The Obvious and Needy and Unlikely
The Cardinals are playing down their desire to bring in any big name, high priced players. It could be because they’ve been jilted by the likes of David Price and Jason Heyward and they’re feeling sad and not a little bit angry. All high-school kids can relate, I’m sure. But it’s also possible they don’t see Davis as an asset long-term. Giving a guy $150 million only works if you think he’s both good and will remain so for the foreseeable future and it’s possible the Cardinals don’t feel that way about Davis. Still, St. Louis has the money, and they have the need after losing John Lackey and Heyward to the division-rival Chicago Cubs. Whether Davis is their kind of guy, though, that remains to be seen.
The Less Needy but Kinda Needy and Also Obvious but Unlikely
Like the Cardinals, the Red Sox seem poised to sit on whatever money they have left. That makes them an unlikely suitor. But, it must be acknowledged, they have a need. Hanley Ramirez, their perspective first baseman, is neither a first baseman in word nor deed. What’s more, he hit terribly last season. His defense got more press (including here), but he also finished the season with an atrocious .249/.291/.426 batting line. It’s no secret the Red Sox would love to get rid of him, but if they did so they’d suddenly be without a first baseman. Sure, Travis Shaw could be that guy, but that’s about as much of a sure thing as Hanley, and the Red Sox aren’t the sort of team to hand a starting spot over to someone bad unless they’ve forced themselves to do so. The end result is, if the Red Sox were somehow able to drop Hanley onto someone else’s lap, they’d need another starting first baseman, and as long as Davis is out there, he’ll be the best one available.

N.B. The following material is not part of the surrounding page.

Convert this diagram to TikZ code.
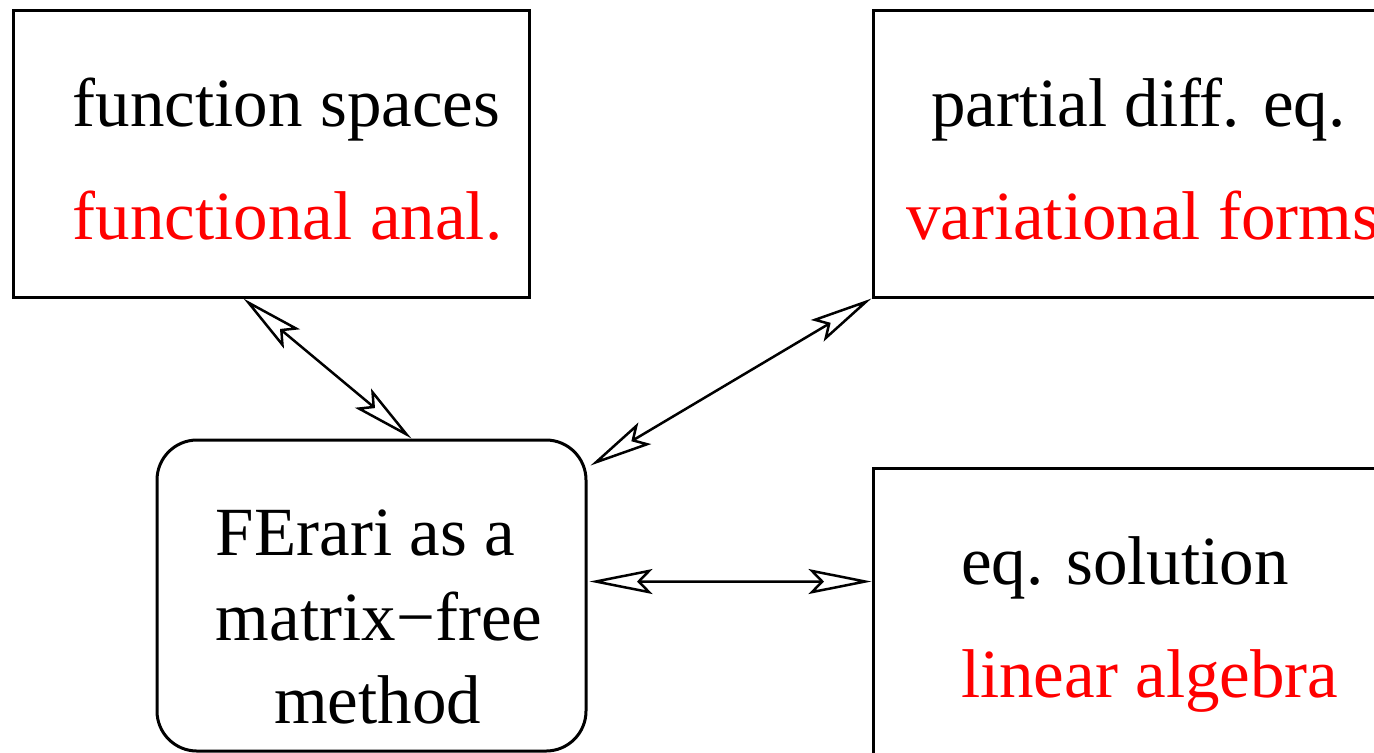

Toronto lost David Price to those thieves down south, but they weren’t likely to be swimming in those waters anyway. Still, Jose Bautista and Edwin Encarnacion will be free agents following this season so they’ll have money to play with and it’s possible that the Jays would prefer to pay Davis now, DH Encarnacion full time, and have the three of them in the order together, even if for one season. It makes some sense if you forget that the Jays never, ever spend $150 million or more on free agents.
The Generally Needy but Not Specifically Needy and Unlikely
The Dodgers have money! And yet it seems nobody will take it. They also have a first baseman in Adrian Gonzalez, but so what? They’re the Dodgers!
That’s about all I got on this one.
Of course not, but wouldn’t it be fun? It sure would!
Despite all the posturing, there’s at least some chance Davis doesn’t end up in Baltimore. The Orioles are volatile like that. And if he doesn’t go there, then who knows where he goes? There’s no obvious stop. After Baltimore, the Cardinals and Red Sox are at the top of this list, but I highly doubt he goes to either team given the way they’ve conducted their off-seasons to date. So I offer the “Everyone Else” catch-all designation for your amusement. Maybe Davis will sign with the Yankees! Maybe he’ll play for the Mariners! Who knows!
But it’s probably Baltimore, right? Right.